Mapping the Cleanliness of Wafer-Scale 2D Materials

Researchers at the University of Cambridge and the ISIS Facility have pioneered a new method to track and remove microscopic contamination on 2D materials, a breakthrough that could significantly improve the reliability of next-generation electronic devices.

The study, published in Advanced Functional Materials, utilizes Scanning Helium Microscopy (SHeM) to detect ultra-thin layers of “adventitious carbon”—a ubiquitous contaminant that persists even in ultra-high vacuum (UHV) environments.

The Challenge of “Invisible” Contamination

Two-dimensional materials like molybdenum disulfide are prized for their high carrier mobility and atomically thin structures. However, because they are essentially “all surface,” their electronic properties are extremely sensitive to even a single layer of foreign atoms.

“Trace amounts of sub-monolayer contamination impact the performance and reproducibility of 2D materials-based devices,” the researchers noted. Conventional tools often struggle to detect these lightly-bound contaminants across large “wafer-scale” areas without damaging the sample.

A Gentler Way to See

The team turned to SHeM, which uses a beam of low-energy neutral helium atoms to probe surfaces. Unlike high-energy X-rays or electron beams, the helium atoms are completely non-destructive and highly sensitive to surface order.

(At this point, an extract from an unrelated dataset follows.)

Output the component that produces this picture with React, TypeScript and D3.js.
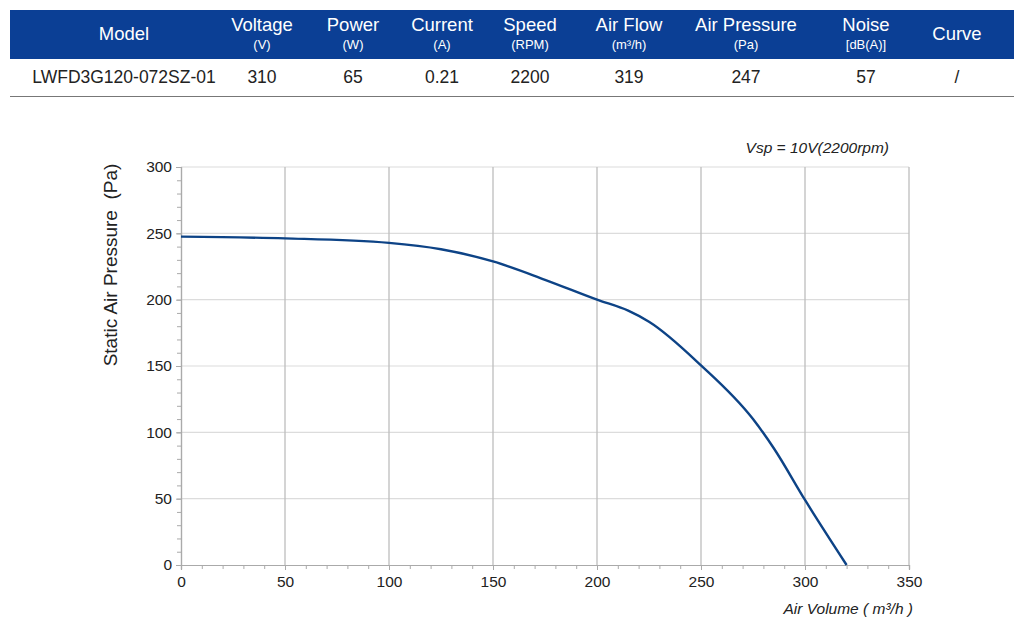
import React, { useRef, useEffect } from "react";
import * as d3 from "d3";

// spec table
const headers = ["Model", "Voltage", "Power", "Current", "Speed", "Air Flow", "Air Pressure", "Noise", "Curve"];
const units = ["", "(V)", "(W)", "(A)", "(RPM)", "(m³/h)", "(Pa)", "[dB(A)]", ""];
const rowValues = ["LWFD3G120-072SZ-01", "310", "65", "0.21", "2200", "319", "247", "57", "/"];
const colCenters = [124, 262, 353, 442, 530, 629, 746, 866, 957];

// fan curve
const airVolume = [0, 50, 100, 125, 150, 175, 200, 215, 225, 250, 275, 285, 300, 320];
const pressure = [247.5, 246.2, 242.8, 238, 228.8, 215, 200, 191.7, 183.4, 150.5, 110, 88, 49, 0];

const xTicks = [0, 50, 100, 150, 200, 250, 300, 350];
const yTicks = [0, 50, 100, 150, 200, 250, 300];

const FONT = '"Liberation Sans", Arial, sans-serif';

const App: React.FC = () => {
  const svgRef = useRef<SVGSVGElement | null>(null);

  useEffect(() => {
    if (!svgRef.current) return;
    const svg = d3.select(svgRef.current);
    svg.selectAll("*").remove();

    /* table */
    const tbl = svg.append("g").attr("font-family", FONT);
    tbl.append("rect").attr("x", 10).attr("y", 10).attr("width", 1004).attr("height", 49).attr("fill", "#0b3f95");
    headers.forEach((h, i) => {
      const cx = colCenters[i];
      if (units[i]) {
        tbl.append("text").attr("x", cx).attr("y", 31).attr("text-anchor", "middle")
          .attr("fill", "#fff").attr("font-size", 18.5).text(h);
        tbl.append("text").attr("x", cx).attr("y", 49).attr("text-anchor", "middle")
          .attr("fill", "#fff").attr("font-size", 13).text(units[i]);
      } else {
        tbl.append("text").attr("x", cx).attr("y", 40).attr("text-anchor", "middle")
          .attr("fill", "#fff").attr("font-size", 18.5).text(h);
      }
    });
    rowValues.forEach((v, i) => {
      tbl.append("text").attr("x", colCenters[i]).attr("y", 83).attr("text-anchor", "middle")
        .attr("fill", "#222").attr("font-size", 17.5).text(v);
    });
    tbl.append("line").attr("x1", 10).attr("x2", 1014).attr("y1", 96.5).attr("y2", 96.5)
      .attr("stroke", "#777").attr("stroke-width", 1);

    /* chart */
    const x = d3.scaleLinear().domain([0, 350]).range([181, 909]);
    const y = d3.scaleLinear().domain([0, 300]).range([565, 167]);

    const g = svg.append("g").attr("font-family", FONT);

    // horizontal grid
    g.selectAll("line.hg").data(yTicks.filter((d) => d > 0)).join("line")
      .attr("x1", x(0)).attr("x2", x(350))
      .attr("y1", (d) => y(d)).attr("y2", (d) => y(d))
      .attr("stroke", "#dcdcdc").attr("stroke-width", 1.2);
    // vertical grid
    g.selectAll("line.vg").data(xTicks.filter((d) => d > 0)).join("line")
      .attr("x1", (d) => x(d)).attr("x2", (d) => x(d))
      .attr("y1", y(0)).attr("y2", y(300))
      .attr("stroke", "#bdbdbd").attr("stroke-width", 1.3);

    // minor ticks
    const minor = d3.range(0, 351, 10);
    const yAxis = d3.axisLeft(y).tickValues(d3.range(0, 301, 10)).tickSize(4).tickFormat(() => "");
    const gy = g.append("g").attr("transform", `translate(${x(0)},0)`).call(yAxis);
    const xAxisMinor = d3.axisBottom(x).tickValues(minor).tickSize(4).tickFormat(() => "");
    const gxm = g.append("g").attr("transform", `translate(0,${y(0)})`).call(xAxisMinor);

    // major ticks with labels
    const gyl = g.append("g").attr("transform", `translate(${x(0)},0)`)
      .call(d3.axisLeft(y).tickValues(yTicks).tickSize(5).tickPadding(4).tickFormat(d3.format("d")));
    const gxl = g.append("g").attr("transform", `translate(0,${y(0)})`)
      .call(d3.axisBottom(x).tickValues(xTicks).tickSize(5).tickPadding(6).tickFormat(d3.format("d")));

    [gy, gxm, gyl, gxl].forEach((ax) => {
      ax.select(".domain").attr("stroke", "#aaa").attr("stroke-width", 1.2);
      ax.selectAll(".tick line").attr("stroke", "#aaa");
      ax.selectAll(".tick text").attr("fill", "#222").attr("font-size", 15.5).attr("font-family", FONT);
    });

    // curve
    const pts = airVolume.map((v, i) => [v, pressure[i]] as [number, number]);
    const line = d3.line<[number, number]>()
      .x((d) => x(d[0]))
      .y((d) => y(d[1]))
      .curve(d3.curveMonotoneX);
    g.append("path").datum(pts).attr("d", line).attr("fill", "none")
      .attr("stroke", "#0d4386").attr("stroke-width", 2.4);

    // labels
    g.append("text").attr("transform", "translate(117,265) rotate(-90)")
      .attr("text-anchor", "middle").attr("fill", "#222").attr("font-size", 19)
      .style("white-space", "pre").text("Static Air Pressure  (Pa)");
    g.append("text").attr("x", 913).attr("y", 614).attr("text-anchor", "end")
      .attr("fill", "#222").attr("font-size", 15.5).attr("font-style", "italic")
      .text("Air Volume ( m³/h )");
    g.append("text").attr("x", 889).attr("y", 153).attr("text-anchor", "end")
      .attr("fill", "#222").attr("font-size", 15.5).attr("font-style", "italic")
      .text("Vsp = 10V(2200rpm)");
  }, []);

  return (
    <svg
      ref={svgRef}
      width={1024}
      height={628}
      style={{ position: "absolute", left: 0, top: 0, background: "#fff" }}
    />
  );
};

export default App;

UHV is Not Enough: The study found that even in ultra-high vacuum, adventitious carbon grows on MoS2​surfaces over 10 to 30 hours, eventually masking the material’s crystalline structure.

Low-Temperature Cleaning: While previous methods required high-temperature annealing, this study demonstrated that these contaminants can be removed by heating to just 350 K.

Structural Susceptibility: Using SHeM’s micrometer-scale resolution, the researchers discovered that flat, highly crystalline regions are actually more susceptible to re-contamination than rougher, delaminated regions.

Paving the Way for Industrial Scale-Up

The ability to map cleanliness at the wafer scale is a major step toward industrializing 2D materials. By establishing SHeM as a powerful tool for characterization, the research offers a pathway to ensure consistent quality in the mass production of 2D-based sensors and electronics.

“This enables quantitative monitoring of surface cleanliness over extended areas,” the authors concluded, “a capability critical for ensuring reproducibility in 2D material devices”.